▶ **Directions**: Copy every line of the records below that holds the word "this".

▶ **Extracted data**:
* * * * *

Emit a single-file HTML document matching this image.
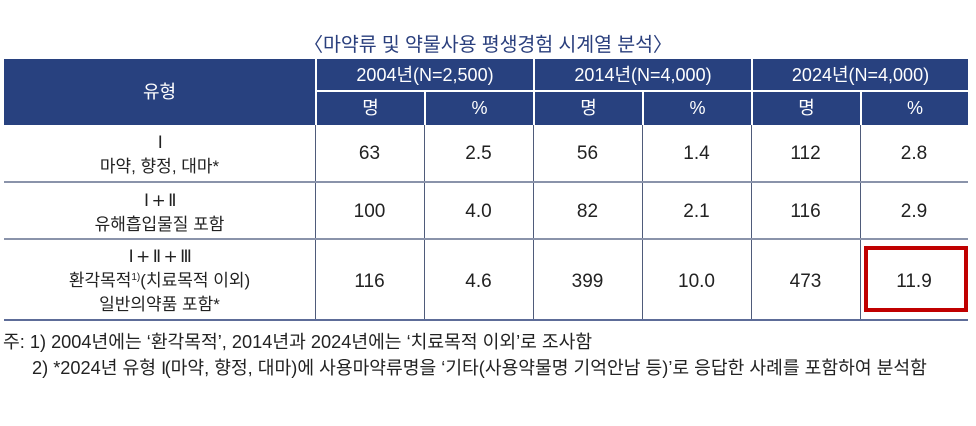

* * * * *

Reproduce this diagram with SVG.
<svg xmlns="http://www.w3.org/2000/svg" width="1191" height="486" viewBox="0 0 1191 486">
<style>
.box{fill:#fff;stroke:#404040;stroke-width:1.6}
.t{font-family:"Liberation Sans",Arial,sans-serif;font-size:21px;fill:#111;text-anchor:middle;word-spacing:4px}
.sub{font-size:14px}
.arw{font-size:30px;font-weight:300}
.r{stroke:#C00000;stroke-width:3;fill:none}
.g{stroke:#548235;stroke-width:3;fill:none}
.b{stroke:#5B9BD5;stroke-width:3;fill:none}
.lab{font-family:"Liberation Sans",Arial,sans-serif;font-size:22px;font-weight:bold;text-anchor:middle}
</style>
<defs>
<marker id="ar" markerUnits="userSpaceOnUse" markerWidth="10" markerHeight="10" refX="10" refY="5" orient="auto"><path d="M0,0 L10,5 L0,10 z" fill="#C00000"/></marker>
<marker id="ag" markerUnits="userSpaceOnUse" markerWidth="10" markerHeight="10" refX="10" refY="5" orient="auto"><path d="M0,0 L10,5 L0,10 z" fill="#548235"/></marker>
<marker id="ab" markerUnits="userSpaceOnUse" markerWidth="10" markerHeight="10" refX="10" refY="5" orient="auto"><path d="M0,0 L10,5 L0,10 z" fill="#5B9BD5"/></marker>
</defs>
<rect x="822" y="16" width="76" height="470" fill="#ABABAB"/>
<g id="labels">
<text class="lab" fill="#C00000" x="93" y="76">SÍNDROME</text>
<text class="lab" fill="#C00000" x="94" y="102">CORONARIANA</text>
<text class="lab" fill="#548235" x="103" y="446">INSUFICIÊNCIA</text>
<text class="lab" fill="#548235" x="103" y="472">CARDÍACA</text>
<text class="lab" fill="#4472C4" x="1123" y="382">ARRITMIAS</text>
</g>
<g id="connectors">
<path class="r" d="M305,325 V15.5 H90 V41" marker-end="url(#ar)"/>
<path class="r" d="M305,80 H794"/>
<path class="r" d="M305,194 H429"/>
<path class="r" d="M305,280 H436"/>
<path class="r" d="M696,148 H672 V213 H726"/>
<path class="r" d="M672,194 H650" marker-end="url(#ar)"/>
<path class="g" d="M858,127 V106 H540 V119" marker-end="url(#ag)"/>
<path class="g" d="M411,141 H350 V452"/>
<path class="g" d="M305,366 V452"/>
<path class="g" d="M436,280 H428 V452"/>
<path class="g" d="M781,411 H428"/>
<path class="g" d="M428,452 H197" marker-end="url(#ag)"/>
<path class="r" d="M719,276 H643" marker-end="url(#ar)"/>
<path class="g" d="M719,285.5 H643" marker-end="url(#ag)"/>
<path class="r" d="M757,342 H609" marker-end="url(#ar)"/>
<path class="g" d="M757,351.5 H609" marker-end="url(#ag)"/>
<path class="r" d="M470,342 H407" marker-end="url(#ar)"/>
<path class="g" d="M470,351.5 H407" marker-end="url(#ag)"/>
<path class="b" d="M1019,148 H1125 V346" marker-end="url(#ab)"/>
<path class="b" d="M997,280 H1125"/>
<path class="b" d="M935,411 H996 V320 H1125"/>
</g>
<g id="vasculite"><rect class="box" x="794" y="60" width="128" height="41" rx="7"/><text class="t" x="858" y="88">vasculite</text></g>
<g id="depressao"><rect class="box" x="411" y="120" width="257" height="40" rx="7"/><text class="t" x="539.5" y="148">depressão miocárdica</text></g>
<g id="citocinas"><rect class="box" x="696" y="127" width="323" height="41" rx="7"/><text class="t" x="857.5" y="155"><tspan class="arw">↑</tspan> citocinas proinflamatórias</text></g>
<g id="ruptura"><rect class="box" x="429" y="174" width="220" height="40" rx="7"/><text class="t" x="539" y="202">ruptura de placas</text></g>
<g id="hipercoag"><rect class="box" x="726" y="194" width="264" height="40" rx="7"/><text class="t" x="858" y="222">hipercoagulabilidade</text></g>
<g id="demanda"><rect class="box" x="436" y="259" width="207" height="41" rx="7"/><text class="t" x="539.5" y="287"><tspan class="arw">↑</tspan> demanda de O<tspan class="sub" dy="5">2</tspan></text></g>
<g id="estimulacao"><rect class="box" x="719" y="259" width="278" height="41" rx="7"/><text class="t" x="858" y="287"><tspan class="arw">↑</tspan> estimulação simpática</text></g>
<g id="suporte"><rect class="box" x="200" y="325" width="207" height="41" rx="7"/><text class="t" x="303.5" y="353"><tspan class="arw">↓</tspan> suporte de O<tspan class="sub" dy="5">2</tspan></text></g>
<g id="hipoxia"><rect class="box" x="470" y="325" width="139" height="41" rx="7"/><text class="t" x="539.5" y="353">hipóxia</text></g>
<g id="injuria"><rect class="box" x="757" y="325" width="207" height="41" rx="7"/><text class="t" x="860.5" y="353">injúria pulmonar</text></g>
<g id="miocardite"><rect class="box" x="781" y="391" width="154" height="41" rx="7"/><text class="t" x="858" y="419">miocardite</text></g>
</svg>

* * * * *

▶ **Reply**:
Emit a single-file HTML document matching this image.
Reproduce this diagram with SVG.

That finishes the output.